WHAT YOU HAVE TO DO
Retype the whole listing, please, keeping every line exact and dropping the pictures.

-- Start of PROVIDED MATERIAL --

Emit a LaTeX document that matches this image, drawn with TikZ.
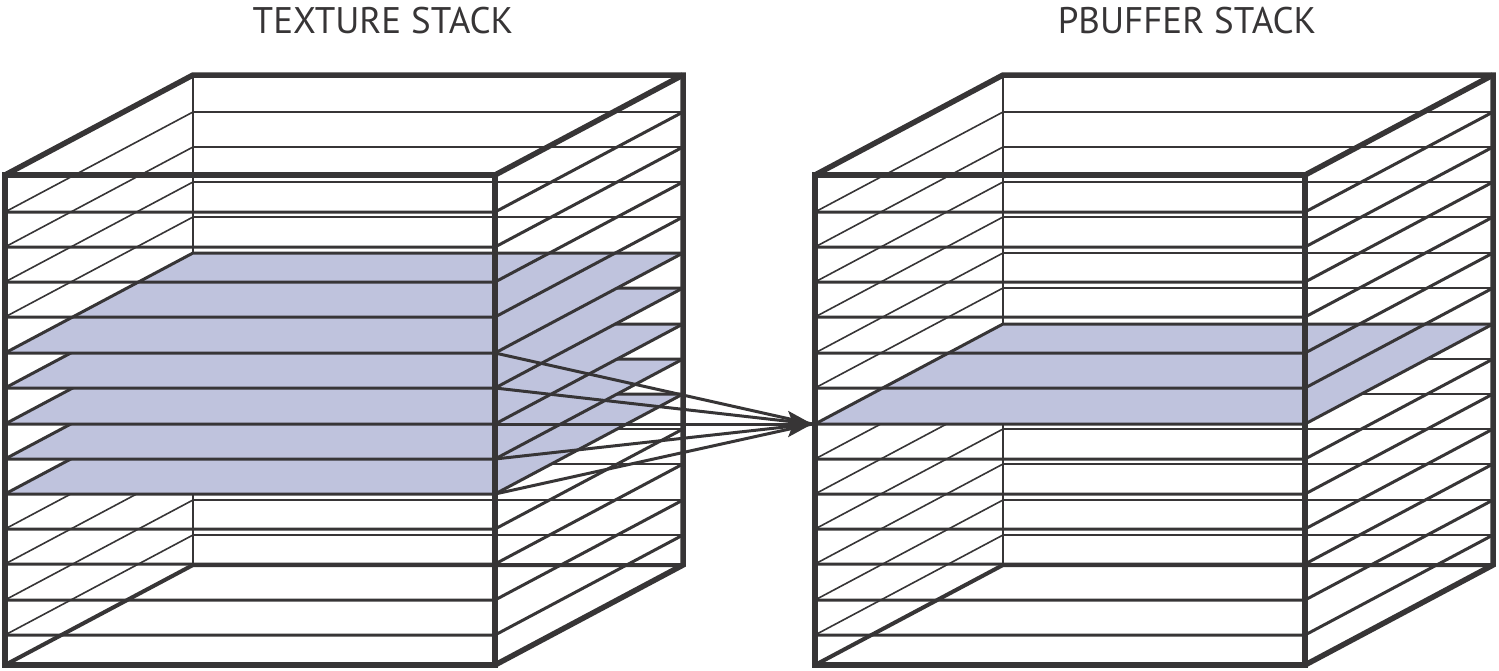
\documentclass[tikz,border=0pt]{standalone}
\usepackage{fontspec}
\setmainfont{PT Sans}
\usetikzlibrary{arrows.meta}

\definecolor{edgegray}{RGB}{55,53,54}
\definecolor{slicefill}{RGB}{191,195,221}

\begin{document}
\begin{tikzpicture}[x=1pt, y=-1pt,
		frame/.style={draw=edgegray, line width=5.5pt, line join=miter},
		base frame/.style={draw=edgegray, line width=4pt},
		hidden edge/.style={draw=edgegray, line width=2pt},
		slice edge/.style={draw=edgegray},
		link/.style={draw=edgegray, line width=3pt},
		title/.style={text=edgegray, anchor=base, font=\fontsize{37}{44}\selectfont}]
		\useasboundingbox (0, 0) rectangle (1499, 670);
		
		% texture stack
		\begin{scope}[xshift=5pt]
			\draw[hidden edge] (188, 75) -- (188, 565);
			\draw[base frame] (0, 665) -- (188, 565) -- (678, 565);
			\foreach \y/\c/\w in {635/none/1.6, 600/none/1.6, 564/none/1.6, 529/none/1.6,
					494/slicefill/3, 459/slicefill/3, 424/slicefill/3, 388/slicefill/3, 353/slicefill/3,
					317/none/1.6, 282/none/1.6, 247/none/1.6, 212/none/1.6} {
				\fill[fill=\c] (0, \y) -- (490, \y) -- (678, \y-100) -- (188, \y-100) -- cycle;
				\draw[slice edge, line width=\w pt] (0, \y) -- (188, \y-100) -- (678, \y-100);
				\draw[slice edge, line width=3pt] (0, \y) -- (490, \y) -- (678, \y-100);
			}
			\draw[frame] (0, 175) rectangle (490, 665);
			\draw[frame] (0, 175) -- (188, 75) -- (678, 75) -- (678, 565) -- (490, 665);
			\draw[frame] (490, 175) -- (678, 75);
			
			\coordinate (tex-1) at (490, 353);
			\coordinate (tex-2) at (490, 388);
			\coordinate (tex-3) at (490, 424);
			\coordinate (tex-4) at (490, 459);
			\coordinate (tex-5) at (490, 494);
		\end{scope}
		
		% pbuffer stack
		\begin{scope}[xshift=815pt]
			\draw[hidden edge] (188, 75) -- (188, 565);
			\draw[base frame] (0, 665) -- (188, 565) -- (678, 565);
			\foreach \y/\c/\w in {635/none/1.6, 600/none/1.6, 564/none/1.6, 529/none/1.6,
					494/none/1.6, 459/none/1.6, 424/slicefill/3, 388/none/1.6, 353/none/1.6,
					317/none/1.6, 282/none/1.6, 247/none/1.6, 212/none/1.6} {
				\fill[fill=\c] (0, \y) -- (490, \y) -- (678, \y-100) -- (188, \y-100) -- cycle;
				\draw[slice edge, line width=\w pt] (0, \y) -- (188, \y-100) -- (678, \y-100);
				\draw[slice edge, line width=3pt] (0, \y) -- (490, \y) -- (678, \y-100);
			}
			\draw[frame] (0, 175) rectangle (490, 665);
			\draw[frame] (0, 175) -- (188, 75) -- (678, 75) -- (678, 565) -- (490, 665);
			\draw[frame] (490, 175) -- (678, 75);
			
			\coordinate (pbuf-in) at (-2.75, 424);
		\end{scope}
		
		\foreach \k in {1, 2, 4, 5}
			\draw[link] (tex-\k) -- (pbuf-in);
		\draw[link, -{Stealth[length=24pt, width=26pt, inset=5pt]}] (tex-3) -- (pbuf-in);
		
		\node[title] (tex-title) at (383, 33) {TEXTURE STACK};
		\node[title] (pbuf-title) at (1187, 33) {PBUFFER STACK};
	\end{tikzpicture}
\end{document}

-- End of PROVIDED MATERIAL --

EXERCISE OUTPUT
Emit a LaTeX document that matches this image, drawn with TikZ.
\documentclass[tikz,border=0pt]{standalone}
\usepackage{fontspec}
\setmainfont{PT Sans}
\usetikzlibrary{arrows.meta}

\definecolor{edgegray}{RGB}{55,53,54}
\definecolor{slicefill}{RGB}{191,195,221}

\begin{document}
\begin{tikzpicture}[x=1pt, y=-1pt,
		frame/.style={draw=edgegray, line width=5.5pt, line join=miter},
		base frame/.style={draw=edgegray, line width=4pt},
		hidden edge/.style={draw=edgegray, line width=2pt},
		slice edge/.style={draw=edgegray},
		link/.style={draw=edgegray, line width=3pt},
		title/.style={text=edgegray, anchor=base, font=\fontsize{37}{44}\selectfont}]
		\useasboundingbox (0, 0) rectangle (1499, 670);
		
		% texture stack
		\begin{scope}[xshift=5pt]
			\draw[hidden edge] (188, 75) -- (188, 565);
			\draw[base frame] (0, 665) -- (188, 565) -- (678, 565);
			\foreach \y/\c/\w in {635/none/1.6, 600/none/1.6, 564/none/1.6, 529/none/1.6,
					494/slicefill/3, 459/slicefill/3, 424/slicefill/3, 388/slicefill/3, 353/slicefill/3,
					317/none/1.6, 282/none/1.6, 247/none/1.6, 212/none/1.6} {
				\fill[fill=\c] (0, \y) -- (490, \y) -- (678, \y-100) -- (188, \y-100) -- cycle;
				\draw[slice edge, line width=\w pt] (0, \y) -- (188, \y-100) -- (678, \y-100);
				\draw[slice edge, line width=3pt] (0, \y) -- (490, \y) -- (678, \y-100);
			}
			\draw[frame] (0, 175) rectangle (490, 665);
			\draw[frame] (0, 175) -- (188, 75) -- (678, 75) -- (678, 565) -- (490, 665);
			\draw[frame] (490, 175) -- (678, 75);
			
			\coordinate (tex-1) at (490, 353);
			\coordinate (tex-2) at (490, 388);
			\coordinate (tex-3) at (490, 424);
			\coordinate (tex-4) at (490, 459);
			\coordinate (tex-5) at (490, 494);
		\end{scope}
		
		% pbuffer stack
		\begin{scope}[xshift=815pt]
			\draw[hidden edge] (188, 75) -- (188, 565);
			\draw[base frame] (0, 665) -- (188, 565) -- (678, 565);
			\foreach \y/\c/\w in {635/none/1.6, 600/none/1.6, 564/none/1.6, 529/none/1.6,
					494/none/1.6, 459/none/1.6, 424/slicefill/3, 388/none/1.6, 353/none/1.6,
					317/none/1.6, 282/none/1.6, 247/none/1.6, 212/none/1.6} {
				\fill[fill=\c] (0, \y) -- (490, \y) -- (678, \y-100) -- (188, \y-100) -- cycle;
				\draw[slice edge, line width=\w pt] (0, \y) -- (188, \y-100) -- (678, \y-100);
				\draw[slice edge, line width=3pt] (0, \y) -- (490, \y) -- (678, \y-100);
			}
			\draw[frame] (0, 175) rectangle (490, 665);
			\draw[frame] (0, 175) -- (188, 75) -- (678, 75) -- (678, 565) -- (490, 665);
			\draw[frame] (490, 175) -- (678, 75);
			
			\coordinate (pbuf-in) at (-2.75, 424);
		\end{scope}
		
		\foreach \k in {1, 2, 4, 5}
			\draw[link] (tex-\k) -- (pbuf-in);
		\draw[link, -{Stealth[length=24pt, width=26pt, inset=5pt]}] (tex-3) -- (pbuf-in);
		
		\node[title] (tex-title) at (383, 33) {TEXTURE STACK};
		\node[title] (pbuf-title) at (1187, 33) {PBUFFER STACK};
	\end{tikzpicture}
\end{document}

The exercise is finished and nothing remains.